Theta Muscae: The list of the modern constellations originally had two flies, Musca Australis, the Southern Fly, and Musca Borealis, the Northern Fly, which may have been meant to be bees, not flies, the history a bit of a mess. The northern one, on Aries' back, was in later times thankfully removed, but the southern one (now just "Musca") still buzzes between Crux and the southern pole. But be not annoyed by it, as Musca is highlighted by a grand star, sixth magnitude (5.51) Theta Muscae, a stellar system that contains the second brightest "Wolf-Rayet" star in the sky (following Regor, Gamma-2 Velorum). Wolf-Rayet (WR) stars, named after their 19th century discoverers Charles Wolf and Georges Rayet, are highly evolved massive supergiants that began their lives as hot class O stars, have lost most of their outer envelopes, and now display their nuclear-enriched innards. There are two kinds, those dominated by either carbon (WC) or nitrogen (WN). Both are rich in helium, while hydrogen is essentially absent, the stellar envelopes stripped away. Both also have strong broad spectral emissions that tell of powerful winds that make analysis difficult, as the winds tend to hide the stars within them, stars that are as hot or hotter than the O stars (in the tens of thousands of Kelvins) that birthed them and have luminosities in the hundreds of thousands of Suns. As the stars lose mass and strip themselves down, the WN versions probably evolve to WC. WR stars typically have masses around 20 to 40 or so times that of the Sun and are the evolved products of stars up to 100 or more solar masses (like Eta Carinae), hence are some of the absolute jewels of the sky. Many are surrounded by bright, ring-shaped ejecta.
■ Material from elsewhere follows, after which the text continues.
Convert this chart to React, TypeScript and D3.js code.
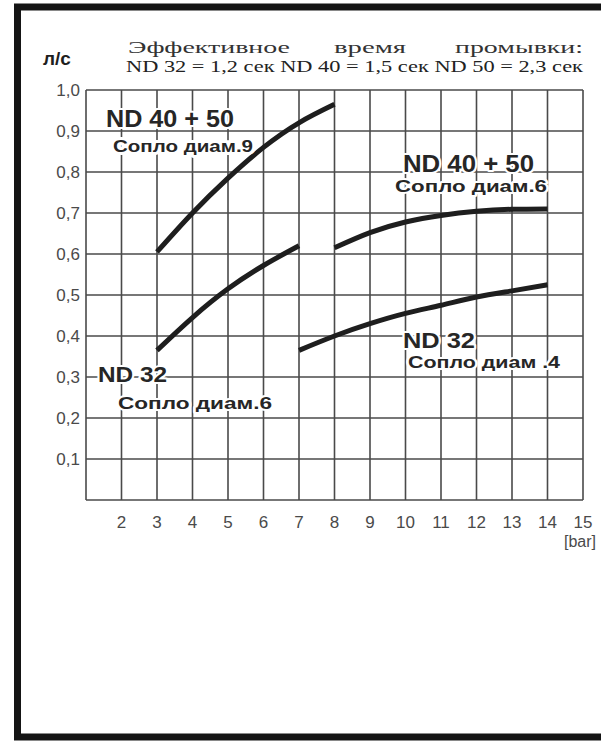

Like Gamma-2 Vel, the WR star in the Theta Muscae system is of the carbon variety. A "companion," eighth magnitude Theta Muscae B five seconds of arc away, is just in the line of sight, so we need not bother with it. Beyond that, Theta Mus has long been a puzzle. The distance, beyond the range of parallax, is essentially unknown, though 7500 light years is commonly adopted. The class is formally listed as "B0 supergiant (maybe O9.5) plus WC5." Doppler shifts in the spectrum of the WC star show it to be orbiting a companion in 19.14 days, but it's not the O supergiant, which has a stationary spectrum. Interferometer observations later showed them to be 46 milliseconds, or about 100 AU, apart. The WC star must then be in orbit about something else, probably an O6 or O7 dwarf separated from the Wolf-Rayet star by the order of half an AU, making Theta Muscae a triple system, whose luminosity must approach that of a million Suns. Masses are unknown, but that of the lightest of them, the purported O dwarf, must at least be in the low tens of Suns. Both the WR star and the supergiant blow powerful winds that collide to produce X-rays. All three stars are above the supernova limit of 8-10 Suns, the distant future seeing one after another destroy themselves (or even their companions).
Sugawara, Y. Tsuboi, and Y Maeda, Astronomy and Astrophysics, vol. 490, p. 259, 2008.